___ GIVEN DATA ___
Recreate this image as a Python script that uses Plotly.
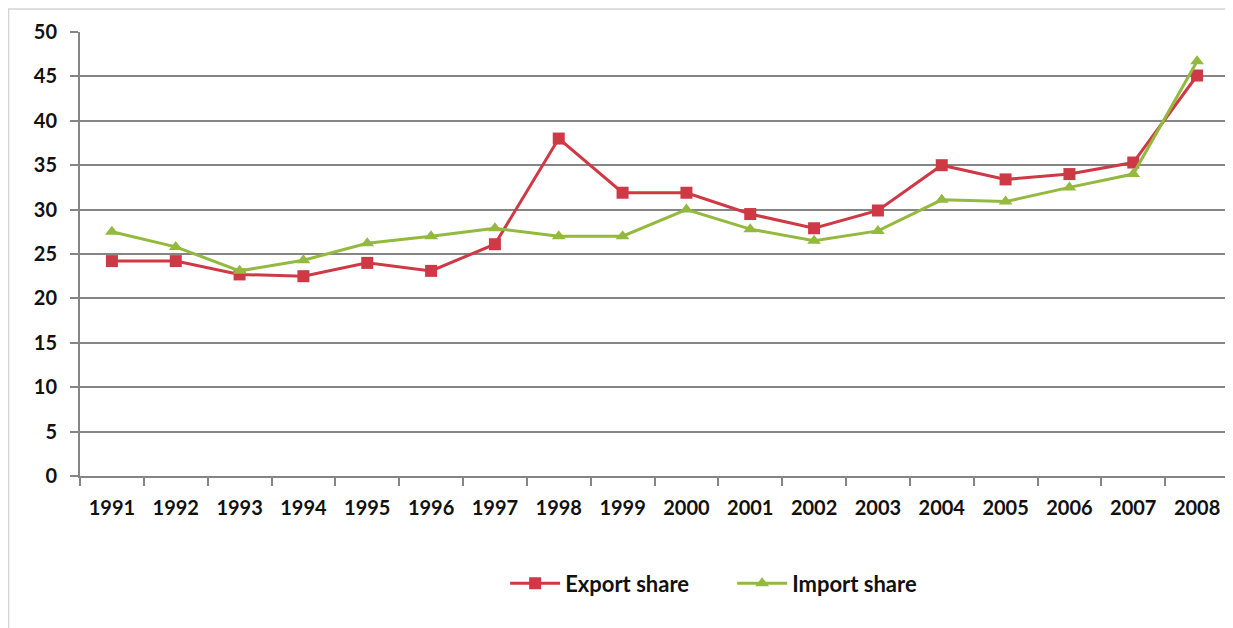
import plotly.graph_objects as go

# Values
years = [str(y) for y in range(1991, 2009)]
export_share = [24.2, 24.2, 22.7, 22.5, 24.0, 23.1, 26.1, 38.0, 31.9, 31.9,
                29.5, 27.9, 29.9, 35.0, 33.4, 34.0, 35.3, 45.1]
import_share = [27.5, 25.8, 23.1, 24.3, 26.2, 27.0, 27.9, 27.0, 27.0, 30.0,
                27.8, 26.5, 27.6, 31.1, 30.9, 32.5, 34.0, 46.7]
y_ticks = list(range(0, 51, 5))

RED = "#cf3845"
GREEN = "#93b93e"
GRID = "#858585"
FONT = dict(family="Lato", size=20, color="#111111", weight="bold")

fig = go.Figure()

fig.add_trace(go.Scatter(
    x=years, y=export_share, name="Export share",
    mode="lines+markers",
    line=dict(color=RED, width=3),
    marker=dict(symbol="square", size=12, color=RED)
))

fig.add_trace(go.Scatter(
    x=years, y=import_share, name="Import share",
    mode="lines+markers",
    line=dict(color=GREEN, width=3),
    marker=dict(symbol="triangle-up", size=12, color=GREEN)
))

# the page body has an 8px margin, so the figure is 8px smaller than the window
fig.update_layout(
    width=1225, height=620,
    margin=dict(l=72, r=4, t=24, b=152),
    paper_bgcolor="white", plot_bgcolor="white",
    font=FONT,
    showlegend=True,
    legend=dict(
        orientation="h", x=0.37, xanchor="left", y=-0.242, yanchor="middle",
        font=dict(family="Lato", size=22, color="#111111", weight="bold"),
        itemwidth=50, entrywidth=162, entrywidthmode="pixels",
        bgcolor="rgba(0,0,0,0)"
    ),
    shapes=[dict(
        type="rect", xref="paper", yref="paper",
        x0=-0.0622, x1=1.1, y0=-0.4, y1=1.052,
        line=dict(color="#d4d4d4", width=1.5), layer="below"
    )]
)

fig.update_xaxes(
    type="category", range=[-0.5, len(years) - 0.5],
    showline=True, linecolor=GRID, linewidth=2,
    ticks="outside", tickson="boundaries", ticklen=8, tickcolor=GRID, tickwidth=1.5,
    showgrid=False, ticklabelstandoff=13,
    tickfont=FONT
)

fig.update_yaxes(
    range=[0, 50], tickvals=y_ticks,
    showline=True, linecolor=GRID, linewidth=2,
    ticks="outside", ticklen=8, tickcolor=GRID, tickwidth=1.5,
    showgrid=True, gridcolor=GRID, gridwidth=1.5,
    zeroline=False, ticklabelstandoff=9,
    tickfont=FONT
)

fig.write_html("out.html")
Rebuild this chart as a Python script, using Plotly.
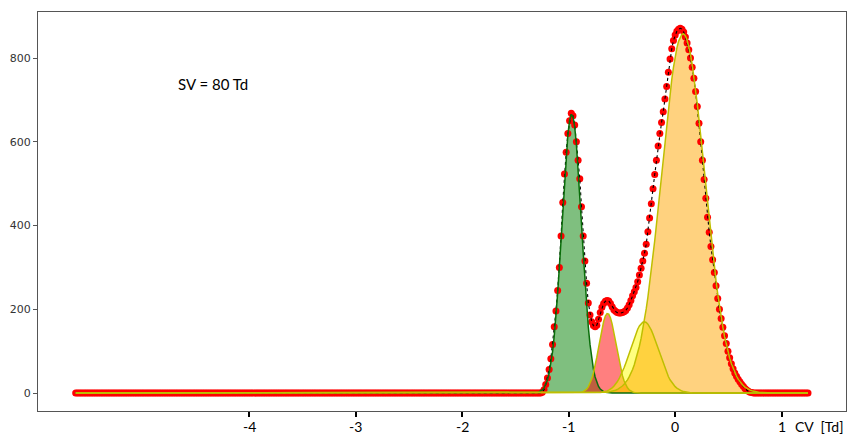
import numpy as np
import plotly.graph_objects as go

# CV grid of the measured ionogram (Td), evenly stepped
cv_first, cv_step, n_points = -5.632, 0.016, 431
cv = np.round(cv_first + cv_step * np.arange(n_points), 3)

# measured intensity in the peak window, starting at CV = -1.296
window_start = -1.296
window_counts = [
    0, 0, 0, 2, 8, 20, 36, 56, 82, 116, 158, 196, 245, 300, 375, 455, 523, 575, 620, 650,
    668, 662, 640, 600, 556, 512, 445, 375, 315, 262, 215, 186, 170, 161, 158, 162, 176, 192, 205, 214,
    219, 221, 220, 214, 206, 199, 195, 192, 191, 191, 192, 194, 197, 203, 211, 221, 232, 242, 252, 266,
    282, 298, 315, 334, 355, 385, 418, 452, 488, 522, 556, 590, 620, 646, 672, 702, 732, 766, 798, 822,
    842, 855, 864, 869, 871, 869, 862, 850, 836, 820, 800, 778, 752, 720, 684, 644, 600, 556, 510, 465,
    420, 384, 350, 318, 288, 256, 226, 200, 178, 157, 137, 118, 100, 84, 70, 58, 48, 40, 33, 27,
    21, 16, 11, 7, 4, 2, 1, 0,
]

# fitted Gaussian components: centre (Td), height, sigma (Td)
comp_names = ["peak 1", "peak 2", "peak 3", "peak 4"]
comp_centers = [-0.972, -0.635, -0.290, 0.074]
comp_heights = [666, 190, 170, 858]
comp_sigmas = [0.092, 0.080, 0.132, 0.203]
comp_fills = ["rgba(0,128,0,0.5)", "rgba(255,0,0,0.5)", "rgba(255,255,0,0.5)", "rgba(255,165,0,0.5)"]
comp_lines = ["#0a6e0a", "#bfbf00", "#bfbf00", "#bfbf00"]

x_ticks = [-4, -3, -2, -1, 0, 1]
x_tick_labels = ["-4", "-3", "-2", "-1", "0", "1"]
y_ticks = [0, 200, 400, 600, 800]

# full measured trace: zero baseline outside the peak window
i0 = int(round((window_start - cv_first) / cv_step))
counts = np.zeros(n_points)
counts[i0:i0 + len(window_counts)] = window_counts

fig = go.Figure()

# component areas sit underneath everything else
curves = []
for c, h, s in zip(comp_centers, comp_heights, comp_sigmas):
    curves.append(h * np.exp(-((cv - c) ** 2) / (2 * s ** 2)))

for name, y, fc in zip(comp_names, curves, comp_fills):
    fig.add_trace(go.Scatter(x=cv, y=y, mode="lines", fill="tozeroy", fillcolor=fc,
                             line=dict(width=0), name=name, hoverinfo="skip"))

# measured points and the dashed trace through them
fig.add_trace(go.Scatter(x=cv, y=counts, mode="markers",
                         marker=dict(color="#ff0000", size=7, line=dict(width=0)),
                         name="measured"))
fig.add_trace(go.Scatter(x=cv, y=counts, mode="lines",
                         line=dict(color="black", width=1.1, dash="3px,3px"),
                         name="envelope"))

# component outlines on top
for name, y, lc in zip(comp_names, curves, comp_lines):
    fig.add_trace(go.Scatter(x=cv, y=y, mode="lines", line=dict(color=lc, width=1.5),
                             name=name, hoverinfo="skip"))

label_font = dict(family="Lato", size=14, color="black")
label_y = -0.0376  # just under the tick marks

annotations = [
    dict(text="SV = 80 Td", xref="paper", yref="paper", x=0.1708, y=0.8195,
         xanchor="left", yanchor="middle", showarrow=False,
         font=dict(family="Lato", size=15, color="black")),
    dict(text="CV  [Td]", xref="paper", yref="paper", x=0.935, y=label_y,
         xanchor="left", yanchor="middle", showarrow=False, font=label_font),
]
for t, lab in zip(x_ticks, x_tick_labels):
    annotations.append(dict(text=lab, xref="x", yref="paper", x=t, y=label_y,
                            xanchor="center", yanchor="middle", showarrow=False,
                            font=label_font))

fig.update_layout(
    width=848, height=435,
    margin=dict(l=38, r=2, t=12, b=24),
    plot_bgcolor="white", paper_bgcolor="white",
    showlegend=False,
    xaxis=dict(
        range=[-5.986, 1.605], showgrid=False, zeroline=False, automargin=False,
        showline=True, linecolor="#555555", linewidth=1.2, mirror=True,
        tickmode="array", tickvals=x_ticks, showticklabels=False,
        ticks="outside", ticklen=5, tickwidth=2, tickcolor="black",
    ),
    yaxis=dict(
        range=[-43, 910], showgrid=False, zeroline=False, automargin=False,
        showline=True, linecolor="#555555", linewidth=1.2, mirror=True,
        tickmode="array", tickvals=y_ticks,
        ticks="outside", ticklen=4, tickwidth=1, tickcolor="#555555",
        tickfont=dict(family="DejaVu Sans", size=11, color="#333333"),
    ),
    annotations=annotations,
)

fig.write_html("out.html")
___
> **OBJECTIVE**
Extract the entries in full, exactly as they are, minus the pictures.

> **ANSWER TO THIS PROBLEM**
Recreate this image as a Python script that uses Plotly.
import plotly.graph_objects as go

# Values
years = [str(y) for y in range(1991, 2009)]
export_share = [24.2, 24.2, 22.7, 22.5, 24.0, 23.1, 26.1, 38.0, 31.9, 31.9,
                29.5, 27.9, 29.9, 35.0, 33.4, 34.0, 35.3, 45.1]
import_share = [27.5, 25.8, 23.1, 24.3, 26.2, 27.0, 27.9, 27.0, 27.0, 30.0,
                27.8, 26.5, 27.6, 31.1, 30.9, 32.5, 34.0, 46.7]
y_ticks = list(range(0, 51, 5))

RED = "#cf3845"
GREEN = "#93b93e"
GRID = "#858585"
FONT = dict(family="Lato", size=20, color="#111111", weight="bold")

fig = go.Figure()

fig.add_trace(go.Scatter(
    x=years, y=export_share, name="Export share",
    mode="lines+markers",
    line=dict(color=RED, width=3),
    marker=dict(symbol="square", size=12, color=RED)
))

fig.add_trace(go.Scatter(
    x=years, y=import_share, name="Import share",
    mode="lines+markers",
    line=dict(color=GREEN, width=3),
    marker=dict(symbol="triangle-up", size=12, color=GREEN)
))

# the page body has an 8px margin, so the figure is 8px smaller than the window
fig.update_layout(
    width=1225, height=620,
    margin=dict(l=72, r=4, t=24, b=152),
    paper_bgcolor="white", plot_bgcolor="white",
    font=FONT,
    showlegend=True,
    legend=dict(
        orientation="h", x=0.37, xanchor="left", y=-0.242, yanchor="middle",
        font=dict(family="Lato", size=22, color="#111111", weight="bold"),
        itemwidth=50, entrywidth=162, entrywidthmode="pixels",
        bgcolor="rgba(0,0,0,0)"
    ),
    shapes=[dict(
        type="rect", xref="paper", yref="paper",
        x0=-0.0622, x1=1.1, y0=-0.4, y1=1.052,
        line=dict(color="#d4d4d4", width=1.5), layer="below"
    )]
)

fig.update_xaxes(
    type="category", range=[-0.5, len(years) - 0.5],
    showline=True, linecolor=GRID, linewidth=2,
    ticks="outside", tickson="boundaries", ticklen=8, tickcolor=GRID, tickwidth=1.5,
    showgrid=False, ticklabelstandoff=13,
    tickfont=FONT
)

fig.update_yaxes(
    range=[0, 50], tickvals=y_ticks,
    showline=True, linecolor=GRID, linewidth=2,
    ticks="outside", ticklen=8, tickcolor=GRID, tickwidth=1.5,
    showgrid=True, gridcolor=GRID, gridwidth=1.5,
    zeroline=False, ticklabelstandoff=9,
    tickfont=FONT
)

fig.write_html("out.html")
Rebuild this chart as a Python script, using Plotly.
import numpy as np
import plotly.graph_objects as go

# CV grid of the measured ionogram (Td), evenly stepped
cv_first, cv_step, n_points = -5.632, 0.016, 431
cv = np.round(cv_first + cv_step * np.arange(n_points), 3)

# measured intensity in the peak window, starting at CV = -1.296
window_start = -1.296
window_counts = [
    0, 0, 0, 2, 8, 20, 36, 56, 82, 116, 158, 196, 245, 300, 375, 455, 523, 575, 620, 650,
    668, 662, 640, 600, 556, 512, 445, 375, 315, 262, 215, 186, 170, 161, 158, 162, 176, 192, 205, 214,
    219, 221, 220, 214, 206, 199, 195, 192, 191, 191, 192, 194, 197, 203, 211, 221, 232, 242, 252, 266,
    282, 298, 315, 334, 355, 385, 418, 452, 488, 522, 556, 590, 620, 646, 672, 702, 732, 766, 798, 822,
    842, 855, 864, 869, 871, 869, 862, 850, 836, 820, 800, 778, 752, 720, 684, 644, 600, 556, 510, 465,
    420, 384, 350, 318, 288, 256, 226, 200, 178, 157, 137, 118, 100, 84, 70, 58, 48, 40, 33, 27,
    21, 16, 11, 7, 4, 2, 1, 0,
]

# fitted Gaussian components: centre (Td), height, sigma (Td)
comp_names = ["peak 1", "peak 2", "peak 3", "peak 4"]
comp_centers = [-0.972, -0.635, -0.290, 0.074]
comp_heights = [666, 190, 170, 858]
comp_sigmas = [0.092, 0.080, 0.132, 0.203]
comp_fills = ["rgba(0,128,0,0.5)", "rgba(255,0,0,0.5)", "rgba(255,255,0,0.5)", "rgba(255,165,0,0.5)"]
comp_lines = ["#0a6e0a", "#bfbf00", "#bfbf00", "#bfbf00"]

x_ticks = [-4, -3, -2, -1, 0, 1]
x_tick_labels = ["-4", "-3", "-2", "-1", "0", "1"]
y_ticks = [0, 200, 400, 600, 800]

# full measured trace: zero baseline outside the peak window
i0 = int(round((window_start - cv_first) / cv_step))
counts = np.zeros(n_points)
counts[i0:i0 + len(window_counts)] = window_counts

fig = go.Figure()

# component areas sit underneath everything else
curves = []
for c, h, s in zip(comp_centers, comp_heights, comp_sigmas):
    curves.append(h * np.exp(-((cv - c) ** 2) / (2 * s ** 2)))

for name, y, fc in zip(comp_names, curves, comp_fills):
    fig.add_trace(go.Scatter(x=cv, y=y, mode="lines", fill="tozeroy", fillcolor=fc,
                             line=dict(width=0), name=name, hoverinfo="skip"))

# measured points and the dashed trace through them
fig.add_trace(go.Scatter(x=cv, y=counts, mode="markers",
                         marker=dict(color="#ff0000", size=7, line=dict(width=0)),
                         name="measured"))
fig.add_trace(go.Scatter(x=cv, y=counts, mode="lines",
                         line=dict(color="black", width=1.1, dash="3px,3px"),
                         name="envelope"))

# component outlines on top
for name, y, lc in zip(comp_names, curves, comp_lines):
    fig.add_trace(go.Scatter(x=cv, y=y, mode="lines", line=dict(color=lc, width=1.5),
                             name=name, hoverinfo="skip"))

label_font = dict(family="Lato", size=14, color="black")
label_y = -0.0376  # just under the tick marks

annotations = [
    dict(text="SV = 80 Td", xref="paper", yref="paper", x=0.1708, y=0.8195,
         xanchor="left", yanchor="middle", showarrow=False,
         font=dict(family="Lato", size=15, color="black")),
    dict(text="CV  [Td]", xref="paper", yref="paper", x=0.935, y=label_y,
         xanchor="left", yanchor="middle", showarrow=False, font=label_font),
]
for t, lab in zip(x_ticks, x_tick_labels):
    annotations.append(dict(text=lab, xref="x", yref="paper", x=t, y=label_y,
                            xanchor="center", yanchor="middle", showarrow=False,
                            font=label_font))

fig.update_layout(
    width=848, height=435,
    margin=dict(l=38, r=2, t=12, b=24),
    plot_bgcolor="white", paper_bgcolor="white",
    showlegend=False,
    xaxis=dict(
        range=[-5.986, 1.605], showgrid=False, zeroline=False, automargin=False,
        showline=True, linecolor="#555555", linewidth=1.2, mirror=True,
        tickmode="array", tickvals=x_ticks, showticklabels=False,
        ticks="outside", ticklen=5, tickwidth=2, tickcolor="black",
    ),
    yaxis=dict(
        range=[-43, 910], showgrid=False, zeroline=False, automargin=False,
        showline=True, linecolor="#555555", linewidth=1.2, mirror=True,
        tickmode="array", tickvals=y_ticks,
        ticks="outside", ticklen=4, tickwidth=1, tickcolor="#555555",
        tickfont=dict(family="DejaVu Sans", size=11, color="#333333"),
    ),
    annotations=annotations,
)

fig.write_html("out.html")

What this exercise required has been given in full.